The debate in the PNC should not be about Mr. Hoyte. It must be about the future and who is best suited to assume the reins of leadership. At this juncture, a critical narrative of the PNC under Hoyte is unappealing and unproductive. I would like to know what the next leader has to offer. I would like to know how that leader plans to win the vital swing Regions, Parliament and the presidency. I would like a debate on how the PNC can be more democratic so that grass roots members can play a role in shaping policy. I would like a productive conversation on the economic empowerment of our people. And I wish to see a discussion on a formula for transforming the PNC into a sophisticated and viable political force.
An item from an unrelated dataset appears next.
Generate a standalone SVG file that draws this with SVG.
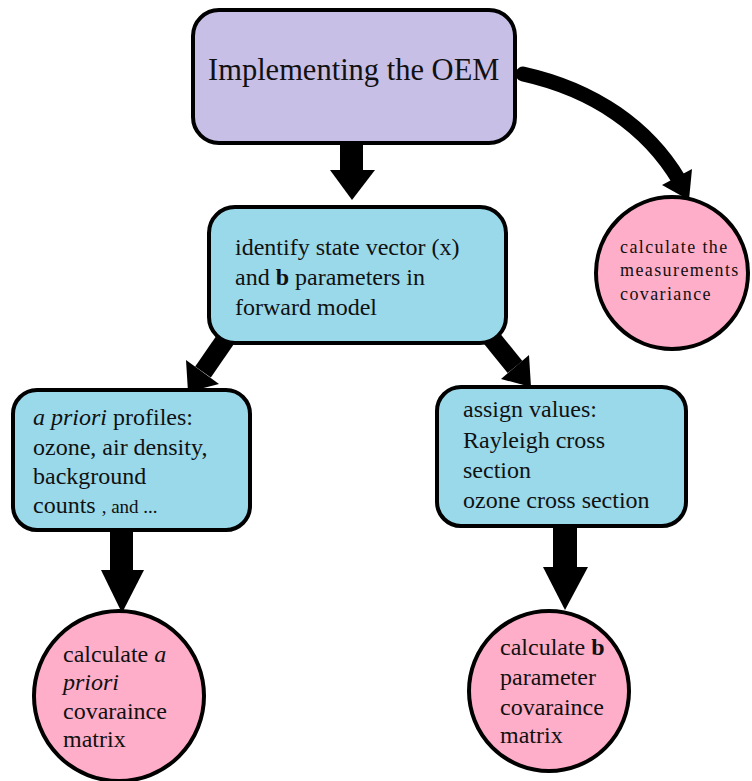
<svg xmlns="http://www.w3.org/2000/svg" width="752" height="781" viewBox="0 0 752 781">
<style>
.box{stroke:#000;stroke-width:4}
.lav{fill:#C8BFE7}
.cyan{fill:#99D9EA}
.pink{fill:#FFAEC9}
.t{fill:#111;font-family:"Liberation Serif","Times New Roman",serif;font-size:24px}
.arrow{fill:#000}
.shaft{stroke:#000;fill:none}
</style>
<rect width="752" height="781" fill="#fff"/>
<g id="connectors">
<rect class="arrow" x="340" y="140" width="23" height="32"/>
<polygon class="arrow" points="330,170 375,170 352,200"/>
<line class="shaft" x1="232" y1="330" x2="203" y2="372" stroke-width="19"/>
<polygon class="arrow" points="219,384 186,360 188,392"/>
<line class="shaft" x1="485" y1="330" x2="515" y2="367" stroke-width="19"/>
<polygon class="arrow" points="529,355 501,379 531,387"/>
<rect class="arrow" x="110" y="526" width="23" height="46"/>
<polygon class="arrow" points="101,570 144,570 122,613"/>
<rect class="arrow" x="553" y="522" width="24" height="47"/>
<polygon class="arrow" points="543,567 588,567 565,610"/>
<path class="shaft" d="M523,74 C595,90 648,128 679,180" stroke-width="15" stroke-linecap="round"/>
<polygon class="arrow" points="692,169 662,185 689,200"/>
</g>
<g id="n-oem">
<rect class="box lav" x="193" y="10" width="322" height="133" rx="26"/>
<text class="t" x="208" y="80" style="font-size:30.5px">Implementing the OEM</text>
</g>
<g id="n-state">
<rect class="box cyan" x="209" y="207" width="297" height="136" rx="26"/>
<text class="t"><tspan x="235" y="255">identify state vector (x)</tspan><tspan x="235" y="285">and <tspan font-weight="bold">b</tspan> parameters in</tspan><tspan x="235" y="315">forward model</tspan></text>
</g>
<g id="n-meas">
<circle class="box pink" cx="672" cy="273" r="76"/>
<text class="t" style="font-size:18px" letter-spacing="1.4"><tspan x="620" y="253">calculate the</tspan><tspan x="620" y="276">measurements</tspan><tspan x="620" y="300">covariance</tspan></text>
</g>
<g id="n-apriori">
<rect class="box cyan" x="13" y="390" width="237" height="140" rx="24"/>
<text class="t"><tspan x="33" y="425"><tspan font-style="italic">a priori</tspan> profiles:</tspan><tspan x="33" y="455">ozone, air density,</tspan><tspan x="33" y="484">background</tspan><tspan x="33" y="513">counts <tspan style="font-size:19px">, and ...</tspan></tspan></text>
</g>
<g id="n-assign">
<rect class="box cyan" x="437" y="387" width="249" height="139" rx="24"/>
<text class="t"><tspan x="463" y="417">assign values:</tspan><tspan x="463" y="448">Rayleigh cross</tspan><tspan x="463" y="478">section</tspan><tspan x="463" y="508">ozone cross section</tspan></text>
</g>
<g id="n-acov">
<circle class="box pink" cx="119" cy="696" r="85"/>
<text class="t"><tspan x="63" y="662">calculate <tspan font-style="italic">a</tspan></tspan><tspan x="63" y="690" font-style="italic">priori</tspan><tspan x="63" y="719">covaraince</tspan><tspan x="63" y="747">matrix</tspan></text>
</g>
<g id="n-bcov">
<circle class="box pink" cx="549" cy="691" r="80"/>
<text class="t"><tspan x="500" y="655">calculate <tspan font-weight="bold">b</tspan></tspan><tspan x="500" y="685">parameter</tspan><tspan x="500" y="715">covaraince</tspan><tspan x="500" y="743">matrix</tspan></text>
</g>
</svg>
Norton referred to complaints he received from contractors who are denied contracts by the PPP government, presumably due to their political affiliation. For this he blames the PNC leader. But what has Norton himself done to organize the complaints into a powerful contractors association? Such a body can effect change by representing the interest of these business owners and make strong demands of the government. This will also be a remarkable political achievement. Everyone in the leadership must play a role in accomplishing the mission of the party. Norton, therefore, must not only be critical, he should seize this opportunity to find solutions to the concerns highlighted in his letter. A destructive, colonial mentality will not inspire hope in the membership. It will undermine the confidence the nation possesses in the PNC/R and whosoever leads it. Since this is not the wish of any member, let us all work to strengthen and renew our party.